■ **What is asked**: Each line containing the word "Output" should be found and copied.

(Plotting code records)
:::

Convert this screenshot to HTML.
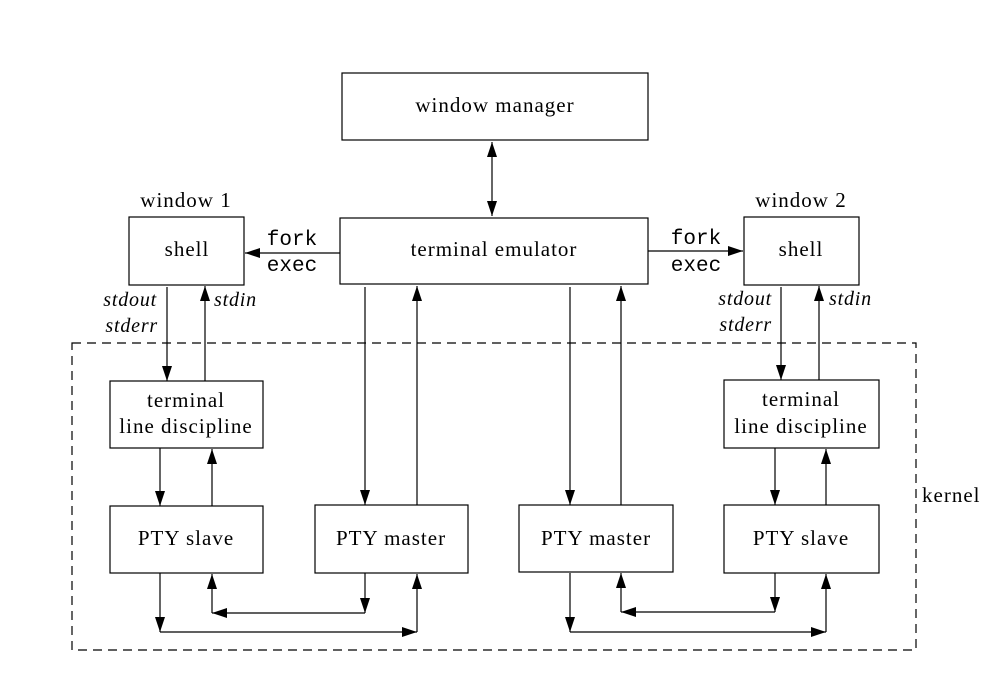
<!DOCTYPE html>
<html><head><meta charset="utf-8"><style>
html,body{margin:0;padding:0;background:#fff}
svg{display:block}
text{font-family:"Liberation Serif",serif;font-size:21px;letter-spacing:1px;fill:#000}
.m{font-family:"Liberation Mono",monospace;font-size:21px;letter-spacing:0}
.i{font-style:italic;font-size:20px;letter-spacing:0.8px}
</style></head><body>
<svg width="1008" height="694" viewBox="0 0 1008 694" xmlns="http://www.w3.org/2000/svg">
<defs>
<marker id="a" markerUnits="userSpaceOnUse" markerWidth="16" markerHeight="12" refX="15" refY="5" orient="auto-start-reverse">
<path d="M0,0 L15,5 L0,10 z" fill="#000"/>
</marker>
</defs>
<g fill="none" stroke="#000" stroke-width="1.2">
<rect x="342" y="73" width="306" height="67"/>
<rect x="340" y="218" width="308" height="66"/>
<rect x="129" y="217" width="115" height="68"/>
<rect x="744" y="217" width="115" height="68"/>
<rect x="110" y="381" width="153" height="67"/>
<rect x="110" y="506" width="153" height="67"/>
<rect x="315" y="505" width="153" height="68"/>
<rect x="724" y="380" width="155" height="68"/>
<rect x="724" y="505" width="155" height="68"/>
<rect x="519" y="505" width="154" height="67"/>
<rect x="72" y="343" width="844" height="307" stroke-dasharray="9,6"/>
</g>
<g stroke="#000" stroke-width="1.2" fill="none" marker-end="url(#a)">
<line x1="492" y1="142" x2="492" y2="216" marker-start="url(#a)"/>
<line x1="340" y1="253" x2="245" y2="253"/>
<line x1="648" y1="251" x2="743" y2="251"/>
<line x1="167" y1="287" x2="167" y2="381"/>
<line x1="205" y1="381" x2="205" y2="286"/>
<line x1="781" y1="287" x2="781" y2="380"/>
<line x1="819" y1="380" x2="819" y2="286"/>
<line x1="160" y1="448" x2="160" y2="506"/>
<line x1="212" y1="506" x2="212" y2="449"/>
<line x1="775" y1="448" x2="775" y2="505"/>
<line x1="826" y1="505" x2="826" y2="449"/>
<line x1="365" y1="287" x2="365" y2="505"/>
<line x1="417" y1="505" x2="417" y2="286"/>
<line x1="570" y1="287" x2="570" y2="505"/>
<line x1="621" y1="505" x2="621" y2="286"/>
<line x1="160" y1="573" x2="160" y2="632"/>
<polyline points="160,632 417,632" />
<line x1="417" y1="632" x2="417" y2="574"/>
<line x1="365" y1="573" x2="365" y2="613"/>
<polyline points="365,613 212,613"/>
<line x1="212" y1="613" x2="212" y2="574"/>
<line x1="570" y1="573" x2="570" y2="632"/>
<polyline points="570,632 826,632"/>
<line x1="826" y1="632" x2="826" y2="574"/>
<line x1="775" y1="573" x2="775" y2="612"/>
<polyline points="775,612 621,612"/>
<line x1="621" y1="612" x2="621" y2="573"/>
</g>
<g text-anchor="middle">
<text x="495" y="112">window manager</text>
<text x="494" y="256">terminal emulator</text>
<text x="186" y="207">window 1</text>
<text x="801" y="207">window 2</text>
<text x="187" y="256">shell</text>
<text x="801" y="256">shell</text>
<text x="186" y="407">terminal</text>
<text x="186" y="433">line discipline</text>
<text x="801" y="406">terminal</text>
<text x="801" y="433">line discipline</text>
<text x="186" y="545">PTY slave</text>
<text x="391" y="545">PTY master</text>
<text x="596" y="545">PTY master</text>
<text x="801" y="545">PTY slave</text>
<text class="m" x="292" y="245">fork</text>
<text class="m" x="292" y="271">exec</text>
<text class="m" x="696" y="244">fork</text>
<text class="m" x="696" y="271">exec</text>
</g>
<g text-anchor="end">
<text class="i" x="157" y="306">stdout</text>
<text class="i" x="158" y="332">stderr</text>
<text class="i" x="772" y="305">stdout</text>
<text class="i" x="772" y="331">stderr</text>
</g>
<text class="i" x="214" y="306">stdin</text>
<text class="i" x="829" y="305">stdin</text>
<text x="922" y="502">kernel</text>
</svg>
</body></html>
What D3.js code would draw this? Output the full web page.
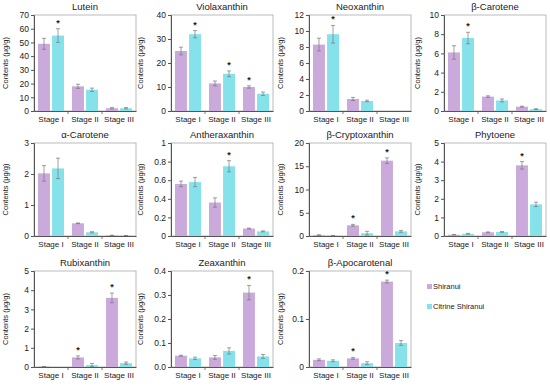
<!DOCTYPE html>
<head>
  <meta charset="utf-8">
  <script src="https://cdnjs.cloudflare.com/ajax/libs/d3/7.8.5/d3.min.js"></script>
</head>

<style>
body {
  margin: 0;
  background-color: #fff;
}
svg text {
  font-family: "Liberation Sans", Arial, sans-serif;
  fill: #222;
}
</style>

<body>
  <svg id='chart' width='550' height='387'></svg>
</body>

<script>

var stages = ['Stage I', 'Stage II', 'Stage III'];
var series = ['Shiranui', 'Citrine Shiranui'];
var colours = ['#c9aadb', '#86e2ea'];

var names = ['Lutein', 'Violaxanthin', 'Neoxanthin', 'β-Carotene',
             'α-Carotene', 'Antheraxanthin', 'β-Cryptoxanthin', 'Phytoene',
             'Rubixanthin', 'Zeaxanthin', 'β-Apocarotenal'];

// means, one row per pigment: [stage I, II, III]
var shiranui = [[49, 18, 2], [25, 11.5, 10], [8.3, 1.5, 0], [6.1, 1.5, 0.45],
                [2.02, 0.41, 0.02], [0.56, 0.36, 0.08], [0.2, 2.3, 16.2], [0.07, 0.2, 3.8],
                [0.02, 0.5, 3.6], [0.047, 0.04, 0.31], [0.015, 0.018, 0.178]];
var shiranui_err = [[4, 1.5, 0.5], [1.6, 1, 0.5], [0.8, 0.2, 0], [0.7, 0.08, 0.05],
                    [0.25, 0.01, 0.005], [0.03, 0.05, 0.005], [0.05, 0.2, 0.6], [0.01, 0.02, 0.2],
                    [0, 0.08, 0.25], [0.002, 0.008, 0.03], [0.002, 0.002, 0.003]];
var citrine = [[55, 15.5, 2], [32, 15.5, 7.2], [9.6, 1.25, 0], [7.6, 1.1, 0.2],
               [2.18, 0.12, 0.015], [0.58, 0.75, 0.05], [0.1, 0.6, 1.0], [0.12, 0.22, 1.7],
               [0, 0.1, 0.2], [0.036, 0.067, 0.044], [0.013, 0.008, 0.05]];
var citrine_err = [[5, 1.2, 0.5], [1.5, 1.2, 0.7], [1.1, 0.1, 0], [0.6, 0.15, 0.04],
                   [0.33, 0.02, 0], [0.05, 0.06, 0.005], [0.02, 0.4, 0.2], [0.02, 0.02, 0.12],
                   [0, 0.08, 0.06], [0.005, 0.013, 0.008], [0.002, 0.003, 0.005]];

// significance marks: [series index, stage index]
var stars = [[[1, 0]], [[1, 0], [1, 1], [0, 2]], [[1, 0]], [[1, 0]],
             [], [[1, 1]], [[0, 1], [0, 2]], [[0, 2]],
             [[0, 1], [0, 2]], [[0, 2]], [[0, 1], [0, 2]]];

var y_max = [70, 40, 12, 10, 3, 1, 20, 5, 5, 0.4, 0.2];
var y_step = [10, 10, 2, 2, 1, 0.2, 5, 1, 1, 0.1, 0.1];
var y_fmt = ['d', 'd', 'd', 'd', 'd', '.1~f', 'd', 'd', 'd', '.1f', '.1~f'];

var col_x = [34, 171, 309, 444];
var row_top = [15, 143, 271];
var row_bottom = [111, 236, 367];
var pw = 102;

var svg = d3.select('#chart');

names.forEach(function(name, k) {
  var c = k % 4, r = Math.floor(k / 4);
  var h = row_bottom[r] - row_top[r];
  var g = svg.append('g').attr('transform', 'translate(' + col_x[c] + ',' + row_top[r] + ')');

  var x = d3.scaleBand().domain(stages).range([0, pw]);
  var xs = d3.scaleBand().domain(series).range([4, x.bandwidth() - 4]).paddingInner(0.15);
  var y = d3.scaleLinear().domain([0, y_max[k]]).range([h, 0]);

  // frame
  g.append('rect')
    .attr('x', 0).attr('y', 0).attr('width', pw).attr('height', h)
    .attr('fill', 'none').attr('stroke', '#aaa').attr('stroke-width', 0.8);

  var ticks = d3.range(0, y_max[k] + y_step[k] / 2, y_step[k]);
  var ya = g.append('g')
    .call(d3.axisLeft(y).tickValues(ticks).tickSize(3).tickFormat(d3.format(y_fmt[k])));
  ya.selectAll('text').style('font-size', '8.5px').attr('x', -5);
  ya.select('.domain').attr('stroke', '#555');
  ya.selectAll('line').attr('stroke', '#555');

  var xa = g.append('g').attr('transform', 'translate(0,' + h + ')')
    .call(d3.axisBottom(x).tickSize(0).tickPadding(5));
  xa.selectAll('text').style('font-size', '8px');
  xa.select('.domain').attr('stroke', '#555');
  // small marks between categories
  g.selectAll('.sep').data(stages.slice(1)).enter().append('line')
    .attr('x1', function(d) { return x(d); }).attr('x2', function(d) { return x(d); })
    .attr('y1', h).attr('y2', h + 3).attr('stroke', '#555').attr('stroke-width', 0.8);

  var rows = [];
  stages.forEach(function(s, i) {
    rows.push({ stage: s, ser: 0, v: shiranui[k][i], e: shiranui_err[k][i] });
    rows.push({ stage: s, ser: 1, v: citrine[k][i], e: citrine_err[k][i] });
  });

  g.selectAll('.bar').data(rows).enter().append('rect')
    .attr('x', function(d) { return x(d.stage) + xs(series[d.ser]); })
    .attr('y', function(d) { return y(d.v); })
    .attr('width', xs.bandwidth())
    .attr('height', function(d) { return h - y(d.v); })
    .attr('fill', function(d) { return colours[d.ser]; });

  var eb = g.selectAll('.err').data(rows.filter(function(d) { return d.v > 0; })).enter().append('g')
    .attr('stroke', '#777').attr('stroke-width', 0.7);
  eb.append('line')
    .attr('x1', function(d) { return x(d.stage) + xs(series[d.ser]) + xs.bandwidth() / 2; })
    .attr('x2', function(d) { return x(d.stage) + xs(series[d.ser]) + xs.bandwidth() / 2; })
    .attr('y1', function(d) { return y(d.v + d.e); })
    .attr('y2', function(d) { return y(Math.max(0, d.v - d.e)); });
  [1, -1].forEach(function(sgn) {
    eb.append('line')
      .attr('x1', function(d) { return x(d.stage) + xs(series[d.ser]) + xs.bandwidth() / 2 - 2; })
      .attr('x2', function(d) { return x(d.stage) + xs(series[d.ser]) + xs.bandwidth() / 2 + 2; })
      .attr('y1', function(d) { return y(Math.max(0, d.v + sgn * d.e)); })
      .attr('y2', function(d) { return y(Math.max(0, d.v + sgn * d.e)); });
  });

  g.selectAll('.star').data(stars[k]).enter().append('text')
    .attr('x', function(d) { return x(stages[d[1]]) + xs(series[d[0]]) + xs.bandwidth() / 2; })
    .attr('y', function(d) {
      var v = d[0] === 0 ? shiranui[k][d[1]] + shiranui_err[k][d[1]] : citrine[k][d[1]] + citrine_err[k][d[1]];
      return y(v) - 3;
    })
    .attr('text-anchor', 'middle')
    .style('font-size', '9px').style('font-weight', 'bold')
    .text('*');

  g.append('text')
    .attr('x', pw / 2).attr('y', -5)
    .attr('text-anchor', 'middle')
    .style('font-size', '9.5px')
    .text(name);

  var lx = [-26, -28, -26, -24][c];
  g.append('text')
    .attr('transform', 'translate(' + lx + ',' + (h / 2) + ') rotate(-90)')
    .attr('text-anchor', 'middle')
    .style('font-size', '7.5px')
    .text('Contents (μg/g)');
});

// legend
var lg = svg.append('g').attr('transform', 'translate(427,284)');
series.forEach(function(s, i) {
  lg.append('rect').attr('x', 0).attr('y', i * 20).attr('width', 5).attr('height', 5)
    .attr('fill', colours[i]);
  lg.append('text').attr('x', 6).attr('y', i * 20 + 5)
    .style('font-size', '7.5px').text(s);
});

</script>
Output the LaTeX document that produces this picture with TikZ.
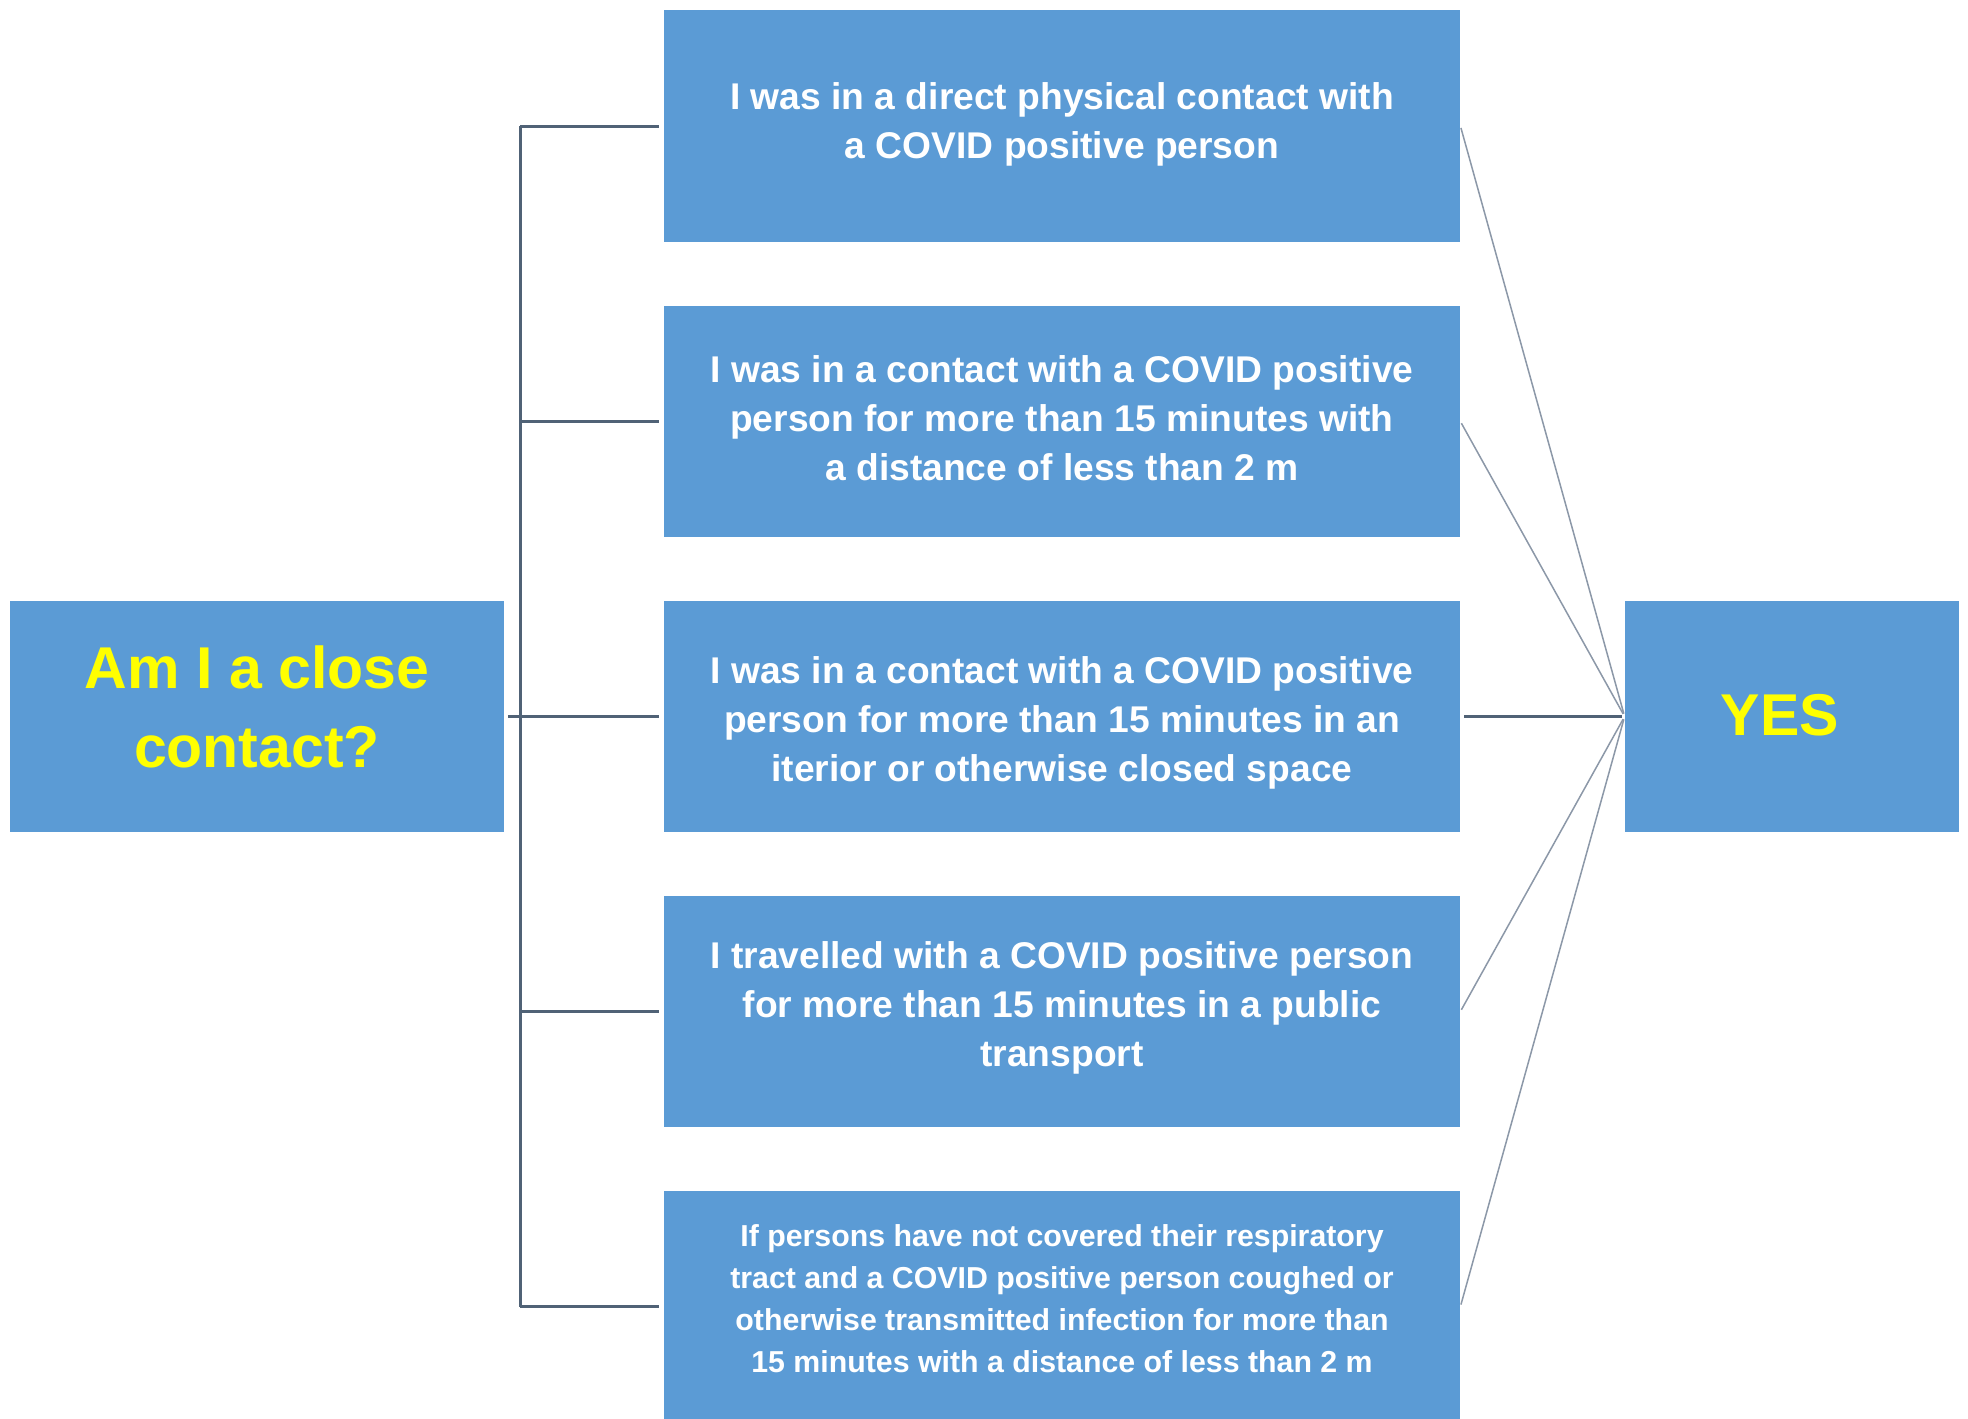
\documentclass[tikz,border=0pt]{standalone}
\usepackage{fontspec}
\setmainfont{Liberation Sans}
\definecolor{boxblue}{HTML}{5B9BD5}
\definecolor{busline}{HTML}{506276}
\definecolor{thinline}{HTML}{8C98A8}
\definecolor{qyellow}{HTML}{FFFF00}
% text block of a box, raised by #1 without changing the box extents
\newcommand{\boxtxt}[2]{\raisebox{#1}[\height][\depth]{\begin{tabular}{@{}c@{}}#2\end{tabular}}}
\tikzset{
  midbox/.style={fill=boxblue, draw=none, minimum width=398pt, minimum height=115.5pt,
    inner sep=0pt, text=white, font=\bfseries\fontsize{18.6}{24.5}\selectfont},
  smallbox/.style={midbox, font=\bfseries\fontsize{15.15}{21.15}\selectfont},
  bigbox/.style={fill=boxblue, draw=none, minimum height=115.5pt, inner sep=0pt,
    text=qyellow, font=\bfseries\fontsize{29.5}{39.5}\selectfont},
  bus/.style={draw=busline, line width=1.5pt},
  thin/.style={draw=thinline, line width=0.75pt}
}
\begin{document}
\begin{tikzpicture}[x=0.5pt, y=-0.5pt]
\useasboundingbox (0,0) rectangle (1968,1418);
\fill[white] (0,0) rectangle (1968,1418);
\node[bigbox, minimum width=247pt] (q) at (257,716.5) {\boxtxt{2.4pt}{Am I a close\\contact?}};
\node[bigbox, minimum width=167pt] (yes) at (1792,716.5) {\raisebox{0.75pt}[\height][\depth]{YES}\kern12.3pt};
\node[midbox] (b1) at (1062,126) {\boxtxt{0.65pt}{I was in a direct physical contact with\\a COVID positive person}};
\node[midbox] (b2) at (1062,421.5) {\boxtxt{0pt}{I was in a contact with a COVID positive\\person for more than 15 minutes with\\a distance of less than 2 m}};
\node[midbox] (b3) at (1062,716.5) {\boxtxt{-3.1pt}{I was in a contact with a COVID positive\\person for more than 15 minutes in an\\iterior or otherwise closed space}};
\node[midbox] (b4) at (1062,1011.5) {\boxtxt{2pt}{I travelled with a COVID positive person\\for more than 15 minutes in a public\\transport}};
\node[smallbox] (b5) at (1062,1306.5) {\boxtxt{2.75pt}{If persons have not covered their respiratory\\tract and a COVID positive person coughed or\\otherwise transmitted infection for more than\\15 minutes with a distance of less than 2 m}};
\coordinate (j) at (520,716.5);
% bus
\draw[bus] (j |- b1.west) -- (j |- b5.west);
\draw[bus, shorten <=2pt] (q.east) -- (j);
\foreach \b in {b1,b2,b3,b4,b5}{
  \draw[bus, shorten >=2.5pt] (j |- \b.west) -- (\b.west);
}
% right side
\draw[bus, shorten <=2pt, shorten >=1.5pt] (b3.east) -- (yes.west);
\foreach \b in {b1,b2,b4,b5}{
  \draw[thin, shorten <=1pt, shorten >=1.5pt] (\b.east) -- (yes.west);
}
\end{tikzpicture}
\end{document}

:::

■ **Response to the task**:
What D3.js code would draw this? Output the full web page.
Output the LaTeX document that produces this picture with TikZ.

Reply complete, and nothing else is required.